Today C figured out how to move forward.
It was about time. She’s going to be 11 months old in a week.
However, we weren’t really ready. You would have laughed to see me running around hiding power cords and choking hazards. (apparently I suck at that. C showed me all the ones I missed. She’s so helpful.)
She’s not crawling. Interestingly enough, she’s doing what I used to do at her age. She sits up and uses her feet and hands to crawl/drag herself around. When I described it to my mom she said that that was how I used to move. I find that amazing.
So far C has inherited her daddy’s blue eyes, and looks.
So far, from me, she has inherited inverted nipples (sorry baby) and the strange sit-crawl.
Wonder what’s next.
I was supposed to go to a going away party for a book club member tonight. Instead I sat home and watched C playing. I sometimes feel that I’m missing it all because I’m taking the time to blink. Tonight I didn’t want to miss anything.

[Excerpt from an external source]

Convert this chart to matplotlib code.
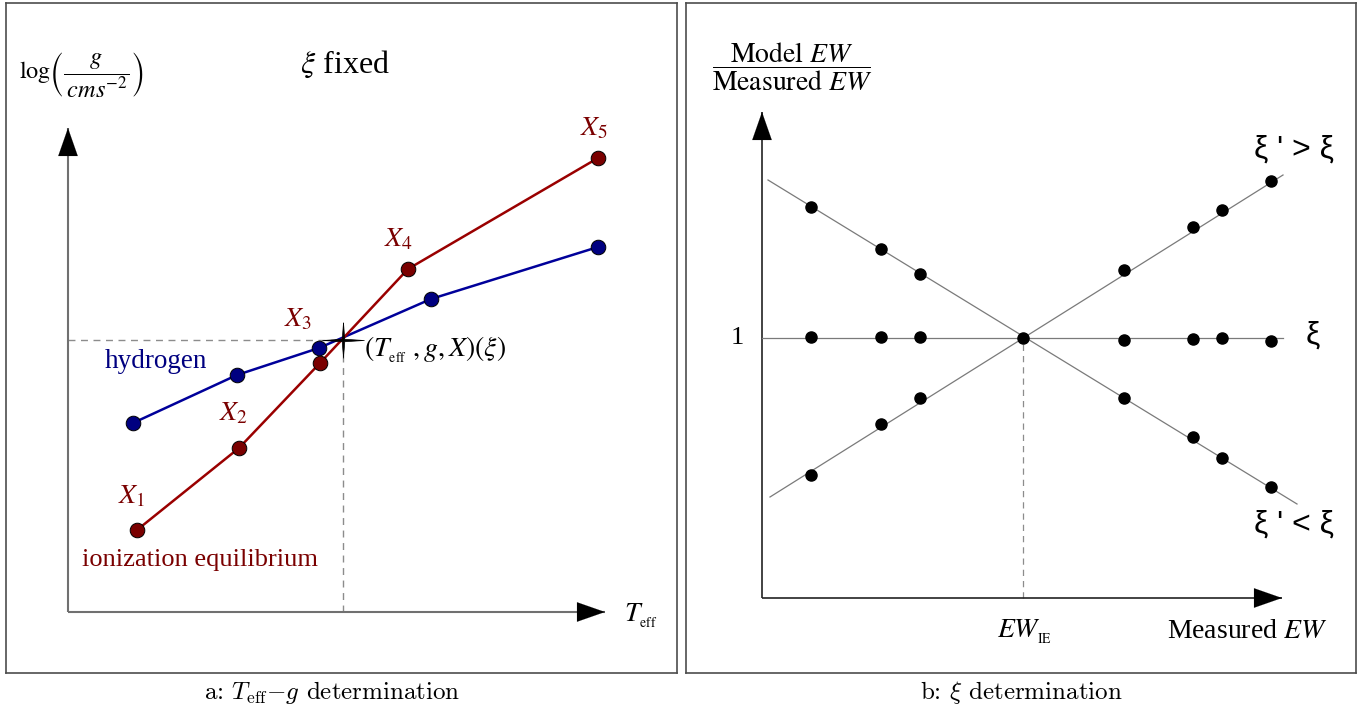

On another note. We decided that by putting away all her toys after she goes to bed we aren’t doing her any favors. So tonight we put them away while she was awake. Presumably, as she gets older we will have her participate. Tonight, not so much:
That’s my baby. Lounging away as her minions work to keep her happy.
(can you see how exausted all the sit-crawling has made her?)
Ps. Last night as I was typing my last entry, I thought of a kick-ass blog topic. I thought to myself that I should start a draft so that I wouldn’t forget what it was about. By the time the draft window was open I couldn’t, for the life of me, remember what it was I wanted to talk about. Does anyone think that I’ll be able to focus again if I get a little sleep tonight?